_GIVEN INFORMATION_
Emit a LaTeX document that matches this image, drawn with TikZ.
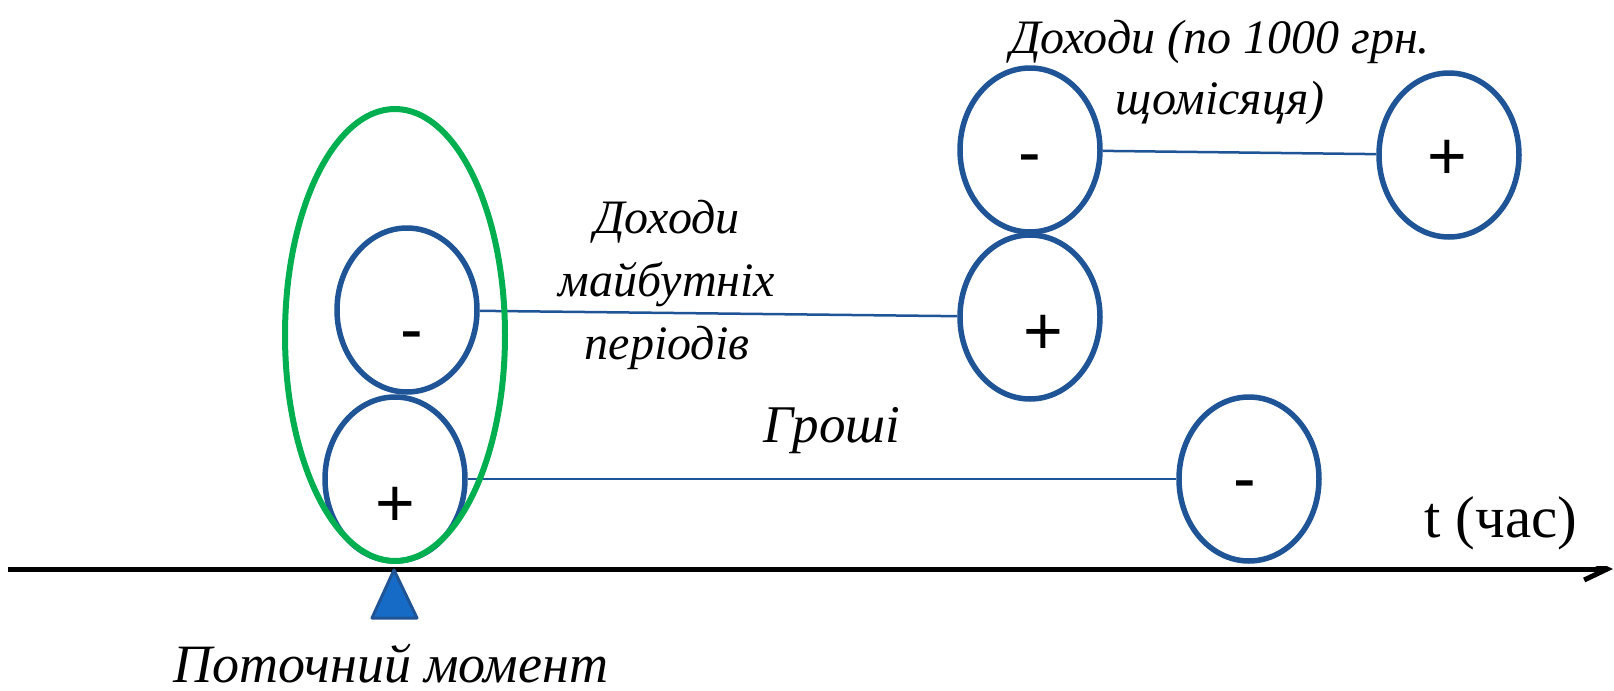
\documentclass[tikz,border=0pt]{standalone}
\usepackage{fontspec}
\setmainfont{Liberation Serif}
\newfontfamily\signfont{Liberation Sans}
\usetikzlibrary{shapes.geometric,arrows.meta}
\definecolor{cashblue}{RGB}{31,85,150}
\definecolor{nowgreen}{RGB}{0,176,80}
\definecolor{markblue}{RGB}{21,107,197}
\tikzset{
    cash/.style={ellipse, draw=cashblue, line width=2.75pt, fill=white,
        minimum width=70pt, minimum height=82pt, inner sep=0pt},
    sign/.style={font=\signfont\fontsize{34}{34}\selectfont,
        text height=23.8pt, text depth=0pt, inner sep=0pt},
    link/.style={draw=cashblue, line width=1.25pt},
    note/.style={font=\itshape\fontsize{24}{31.5}\selectfont, align=center},
}
\begin{document}
\begin{tikzpicture}[x=0.5pt, y=-0.5pt]
        \useasboundingbox (0,0) rectangle (1614,691);
        % cash flows
        \node[cash, label={[sign, yshift=-12pt]center:+}] (m1) at (395,479) {};
        \node[cash, label={[sign, xshift=2.5pt, yshift=-9.1pt]center:-}] (m2) at (407,310) {};
        \node[cash, label={[sign, xshift=6.5pt, yshift=-7pt]center:+}] (p1) at (1030,317) {};
        \node[cash, label={[sign, yshift=-0.6pt]center:-}] (p2) at (1030,150) {};
        \node[cash, label={[sign, xshift=-1pt, yshift=-0.5pt]center:+}] (p3) at (1449,155) {};
        \node[cash, label={[sign, xshift=-2pt, yshift=0.9pt]center:-}] (p4) at (1249,479) {};
        \draw[link] (m2) -- (p1);
        \draw[link] (m1) -- (p4);
        \draw[link] (p2) -- (p3);
        \node[ellipse, draw=nowgreen, line width=3pt, minimum width=110pt,
            minimum height=226pt, inner sep=0pt] (now) at (395,335) {};
        % time axis
        \coordinate (t0) at (8,569);
        \coordinate (t1) at (1613,569);
        \draw[line width=2.5pt, -{Straight Barb[length=11.5pt, width=11pt]}] (t0) -- (t1);
        \node[fill=white, minimum width=113pt, minimum height=43pt,
            font=\fontsize{29.5}{29.5}\selectfont] (time) at (1501,523) {t (час)};
        \coordinate (mark) at (394,570);
        \draw[draw=cashblue, fill=markblue, line width=1.5pt, line join=round]
            (mark) -- ++(23,48) -- ++(-45,0) -- cycle;
        % labels
        \node[note] (future) at (667,285) {Доходи\\майбутніх\\періодів};
        \node[note, font=\itshape\fontsize{24}{30.5}\selectfont] (monthly) at (1220,72) {Доходи (по 1000 грн.\\щомісяця)};
        \node[font=\itshape\fontsize{26.5}{26.5}\selectfont] (money) at (832,431) {Гроші};
        \node[inner sep=0pt, font=\itshape\fontsize{27}{27}\selectfont] (current) at (391,664) {Поточний момент};
    \end{tikzpicture}
\end{document}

_AIM_
Copy the material exactly. Do not include the pictures.

_OUTPUT_
Emit a LaTeX document that matches this image, drawn with TikZ.
\documentclass[tikz,border=0pt]{standalone}
\usepackage{fontspec}
\setmainfont{Liberation Serif}
\newfontfamily\signfont{Liberation Sans}
\usetikzlibrary{shapes.geometric,arrows.meta}
\definecolor{cashblue}{RGB}{31,85,150}
\definecolor{nowgreen}{RGB}{0,176,80}
\definecolor{markblue}{RGB}{21,107,197}
\tikzset{
    cash/.style={ellipse, draw=cashblue, line width=2.75pt, fill=white,
        minimum width=70pt, minimum height=82pt, inner sep=0pt},
    sign/.style={font=\signfont\fontsize{34}{34}\selectfont,
        text height=23.8pt, text depth=0pt, inner sep=0pt},
    link/.style={draw=cashblue, line width=1.25pt},
    note/.style={font=\itshape\fontsize{24}{31.5}\selectfont, align=center},
}
\begin{document}
\begin{tikzpicture}[x=0.5pt, y=-0.5pt]
        \useasboundingbox (0,0) rectangle (1614,691);
        % cash flows
        \node[cash, label={[sign, yshift=-12pt]center:+}] (m1) at (395,479) {};
        \node[cash, label={[sign, xshift=2.5pt, yshift=-9.1pt]center:-}] (m2) at (407,310) {};
        \node[cash, label={[sign, xshift=6.5pt, yshift=-7pt]center:+}] (p1) at (1030,317) {};
        \node[cash, label={[sign, yshift=-0.6pt]center:-}] (p2) at (1030,150) {};
        \node[cash, label={[sign, xshift=-1pt, yshift=-0.5pt]center:+}] (p3) at (1449,155) {};
        \node[cash, label={[sign, xshift=-2pt, yshift=0.9pt]center:-}] (p4) at (1249,479) {};
        \draw[link] (m2) -- (p1);
        \draw[link] (m1) -- (p4);
        \draw[link] (p2) -- (p3);
        \node[ellipse, draw=nowgreen, line width=3pt, minimum width=110pt,
            minimum height=226pt, inner sep=0pt] (now) at (395,335) {};
        % time axis
        \coordinate (t0) at (8,569);
        \coordinate (t1) at (1613,569);
        \draw[line width=2.5pt, -{Straight Barb[length=11.5pt, width=11pt]}] (t0) -- (t1);
        \node[fill=white, minimum width=113pt, minimum height=43pt,
            font=\fontsize{29.5}{29.5}\selectfont] (time) at (1501,523) {t (час)};
        \coordinate (mark) at (394,570);
        \draw[draw=cashblue, fill=markblue, line width=1.5pt, line join=round]
            (mark) -- ++(23,48) -- ++(-45,0) -- cycle;
        % labels
        \node[note] (future) at (667,285) {Доходи\\майбутніх\\періодів};
        \node[note, font=\itshape\fontsize{24}{30.5}\selectfont] (monthly) at (1220,72) {Доходи (по 1000 грн.\\щомісяця)};
        \node[font=\itshape\fontsize{26.5}{26.5}\selectfont] (money) at (832,431) {Гроші};
        \node[inner sep=0pt, font=\itshape\fontsize{27}{27}\selectfont] (current) at (391,664) {Поточний момент};
    \end{tikzpicture}
\end{document}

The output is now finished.